• **THE REQUEST**:
Extract everything from the first line through the line with "2.60, 2.70, 2.80]", both ends included, except for any pictures.
━━━━━ INFORMATION PROVIDED ━━━━━
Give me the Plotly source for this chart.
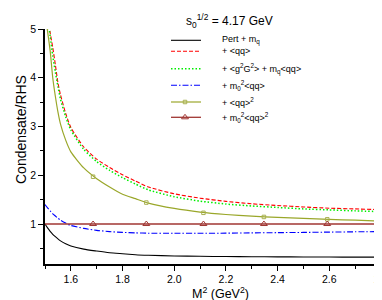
import plotly.graph_objects as go

# ---------------- data ----------------
M2 = [1.50, 1.51, 1.52, 1.53, 1.54, 1.55, 1.56, 1.58, 1.60, 1.65, 1.70, 1.75,
      1.80, 1.85, 1.90, 2.00, 2.10, 2.20, 2.30, 2.40, 2.50, 2.60, 2.70, 2.80]

pert = [1.00, 0.92, 0.85, 0.79, 0.74, 0.695, 0.655, 0.595, 0.55, 0.485, 0.445, 0.41,
        0.39, 0.37, 0.358, 0.345, 0.338, 0.333, 0.33, 0.327, 0.325, 0.323, 0.321, 0.32]

qq = [5.70, 5.35, 4.92, 4.62, 4.27, 3.90, 3.65, 3.27, 2.98, 2.58, 2.33, 2.16,
      2.01, 1.88, 1.76, 1.62, 1.53, 1.465, 1.415, 1.38, 1.35, 1.325, 1.31, 1.295]

g2G2 = [5.60, 5.25, 4.85, 4.45, 4.12, 3.82, 3.56, 3.20, 2.93, 2.53, 2.28, 2.10,
        1.95, 1.82, 1.70, 1.56, 1.47, 1.41, 1.37, 1.34, 1.31, 1.29, 1.27, 1.255]

m0qq = [1.40, 1.33, 1.27, 1.21, 1.165, 1.12, 1.08, 1.02, 0.97, 0.91, 0.87, 0.845,
        0.828, 0.818, 0.812, 0.81, 0.81, 0.813, 0.818, 0.823, 0.828, 0.834, 0.84, 0.845]

qq2 = [5.35, 4.95, 4.55, 4.00, 3.62, 3.30, 3.05, 2.72, 2.48, 2.15, 1.93, 1.76,
       1.61, 1.52, 1.43, 1.32, 1.245, 1.195, 1.16, 1.135, 1.115, 1.095, 1.078, 1.06]

m0qq2 = [1.0, 1.0, 1.0, 1.0, 1.0, 1.0, 1.0, 1.0, 1.0, 1.0, 1.0, 1.0,
         1.0, 1.0, 1.0, 1.0, 1.0, 1.0, 1.0, 1.0, 1.0, 1.0, 1.0, 1.0]

mark_M2 = [1.686, 1.892, 2.113, 2.347, 2.592]
qq2_marks = [1.97, 1.44, 1.23, 1.145, 1.096]
m0qq2_marks = [1.0, 1.0, 1.0, 1.0, 1.0]

legend_labels = [
    "Pert + m<sub>q</sub>",
    "+ &lt;qq&gt;",
    "+ &lt;g<sup>2</sup>G<sup>2</sup>&gt; + m<sub>q</sub>&lt;qq&gt;",
    "+ m<sub>0</sub><sup>2</sup>&lt;qq&gt;",
    "+ &lt;qq&gt;<sup>2</sup>",
    "+ m<sub>0</sub><sup>2</sup>&lt;qq&gt;<sup>2</sup>",
]
title_text = "s<sub>0</sub><sup>1/2</sup> = 4.17 GeV"
x_title = "M<sup>2</sup> (GeV<sup>2</sup>)"
y_title = "Condensate/RHS"

# ---------------- styles ----------------
OLIVE = "#9AA72A"
WINE = "#A03632"
styles = [
    dict(color="black", width=1.1, dash="solid"),
    dict(color="#FF0000", width=1.1, dash="4px,2px"),
    dict(color="#00EE00", width=1.5, dash="1.5px,2px"),
    dict(color="#0000FF", width=1.1, dash="6px,2px,1.5px,2px"),
    dict(color=OLIVE, width=1.2, dash="solid"),
    dict(color=WINE, width=1.3, dash="solid"),
]
series = [pert, qq, g2G2, m0qq, qq2, m0qq2]

fig = go.Figure()
for ys, st in zip(series, styles):
    fig.add_trace(go.Scatter(x=M2, y=ys, mode="lines", line=dict(**st, shape="spline", smoothing=0.6),
                             showlegend=False, hoverinfo="skip"))

SQ = dict(symbol="square-open", size=3.5, color="#A8B050", line=dict(width=1))
TRI = dict(symbol="triangle-up-open", size=6, color=WINE, line=dict(width=1))
fig.add_trace(go.Scatter(x=mark_M2, y=qq2_marks, mode="markers", marker=SQ,
                         showlegend=False, hoverinfo="skip"))
fig.add_trace(go.Scatter(x=mark_M2, y=m0qq2_marks, mode="markers", marker=TRI,
                         showlegend=False, hoverinfo="skip"))

# ---------------- hand-made legend on a pixel overlay axis ----------------
PL, PR, PT, PB = 37.0, 373.0, 21.0, 256.0
leg_rows = [32.3, 43.3, 60.7, 77.3, 94.0, 109.3]
leg_x0, leg_x1, leg_mid, leg_text = 163, 193, 177, 212
for i, (yy, st) in enumerate(zip(leg_rows, styles)):
    fig.add_trace(go.Scatter(x=[leg_x0, leg_x1], y=[yy, yy], mode="lines", line=st,
                             xaxis="x2", yaxis="y2", showlegend=False, hoverinfo="skip"))
fig.add_trace(go.Scatter(x=[leg_mid], y=[leg_rows[4]], mode="markers", marker=SQ,
                         xaxis="x2", yaxis="y2", showlegend=False, hoverinfo="skip"))
fig.add_trace(go.Scatter(x=[leg_mid], y=[leg_rows[5]], mode="markers", marker=TRI,
                         xaxis="x2", yaxis="y2", showlegend=False, hoverinfo="skip"))

FONT = "Liberation Sans, Arial, sans-serif"
W, H = PR - PL, PB - PT


def px_to_paper(px, py):
    return (px - PL) / W, (PB - py) / H


annotations = []
for yy, lab in zip(leg_rows, legend_labels):
    annotations.append(dict(x=leg_text, y=yy, xref="x2", yref="y2", text=lab, showarrow=False,
                            xanchor="left", yanchor="middle", font=dict(size=9, color="black", family=FONT)))
tx, ty = px_to_paper(176, 13)
annotations.append(dict(x=tx, y=ty, xref="paper", yref="paper", text=title_text, showarrow=False,
                        xanchor="left", yanchor="middle", font=dict(size=12, color="black", family=FONT)))
tx, ty = px_to_paper(212, 285)
annotations.append(dict(x=tx, y=ty, xref="paper", yref="paper", text=x_title, showarrow=False,
                        xanchor="center", yanchor="middle", font=dict(size=12.5, color="black", family=FONT)))
tx, ty = px_to_paper(13, 122)
annotations.append(dict(x=tx, y=ty, xref="paper", yref="paper", text=y_title, showarrow=False, textangle=-90,
                        xanchor="center", yanchor="middle", font=dict(size=14, color="black", family=FONT)))

axis_common = dict(showline=True, linecolor="black", linewidth=1.5, ticks="outside", ticklen=5,
                   tickwidth=1, tickcolor="black", showgrid=False, zeroline=False,
                   tickfont=dict(size=10.5, color="black", family=FONT), automargin=False)

fig.update_layout(
    width=382, height=300,
    margin=dict(l=37, r=9, t=21, b=44),
    paper_bgcolor="white", plot_bgcolor="white",
    showlegend=False,
    xaxis=dict(range=[1.5, 2.8], tick0=1.6, dtick=0.2, tickformat=".1f",
               minor=dict(dtick=0.1, tick0=1.5, ticklen=3, ticks="outside", tickcolor="black"),
               **axis_common),
    yaxis=dict(range=[0.18, 5], tickvals=[1, 2, 3, 4, 5],
               minor=dict(dtick=0.5, tick0=0, ticklen=3, ticks="outside", tickcolor="black"),
               **axis_common),
    xaxis2=dict(overlaying="x", anchor="y2", range=[PL, PR], visible=False, fixedrange=True),
    yaxis2=dict(overlaying="y", anchor="x2", range=[PB, PT], visible=False, fixedrange=True),
    annotations=annotations,
)

fig.write_html("out.html")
━━━━━
• **REPLY**:
Give me the Plotly source for this chart.
import plotly.graph_objects as go

# ---------------- data ----------------
M2 = [1.50, 1.51, 1.52, 1.53, 1.54, 1.55, 1.56, 1.58, 1.60, 1.65, 1.70, 1.75,
      1.80, 1.85, 1.90, 2.00, 2.10, 2.20, 2.30, 2.40, 2.50, 2.60, 2.70, 2.80]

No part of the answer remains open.